Nach langer Arbeitslosigkeit fand Elifs Vater zu Jahresbeginn eine Stelle bei einer Transport- und Umzugsfirma in Adapazari, mit der er sich über Wasser halten kann, aber an eine mit Berliner Verhältnissen vergleichbare Versorgung und Ausbildung einer Tochter ist nicht zu denken: Hergünöz verdient gerade einmal den staatlich vorgeschriebenen Mindestlohn von 306 Millionen Türkische Lira im Monat - umgerechnet sind das etwa 170 Euro. Er lebt wie andere Erdbebenopfer auch immer noch in einem Wohncontainer. Noch nicht einmal ein Telefon hat Hergünöz.

Seine Tochter hat er seit 1999 nicht mehr gesehen, der einzige Kontakt besteht in seltenen Telefonaten. Dabei muss aber Elif von der Wohnung ihrer Tante in Neukölln aus anrufen - er selbst kann sich ein Telefonat aus der Türkei nach Deutschland nicht leisten. „Das Wichtigste ist das Leben meiner Tochter", sagte der 38-Jährige jetzt in einem Telefoninterview aus Adapazari mit dem Tagesspiegel in Istanbul. „In Berlin hat sie es besser als hier." Mit seinem mageren Einkommen könnte er Elif kaum ernähren. „Wir haben hier doch nichts, noch nicht mal eine Wohnung." Dem Verdacht, er sei ein Drückeberger, der sein Kind gerne los wäre, tritt er entgegen: „Wenn es mit der Adoption nicht klappt und Elif in die Türkei zurückkommt, werde ich alles für sie tun, was ich kann."

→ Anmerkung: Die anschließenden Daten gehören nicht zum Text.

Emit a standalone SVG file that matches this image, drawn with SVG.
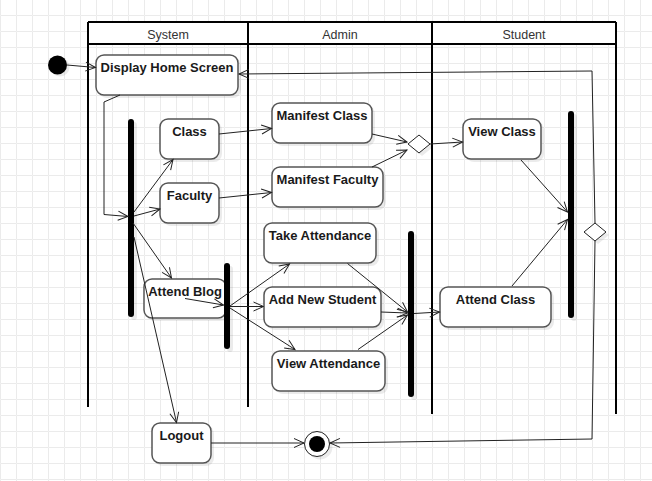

Der Anwalt Halim Sarac, der sich für Elifs Tante und Pflegemutter Esmar Yontar um das Adoptionsverfahren in Adapazari kümmert, ist zuversichtlich, dass der Fall innerhalb von kürzester Zeit abgeschlossen werden kann. Hergünöz würde eine positive Entscheidung des türkischen Gerichts begrüßen. Er hofft aber, dass seine Tochter nicht auf immer und ewig im fernen Berlin bleiben wird. „Wenn sie 19 ist und die Schule abgeschlossen hat, kommt sie vielleicht wieder", sagt Elifs Vater. „Aber dann entscheidet sie selbst."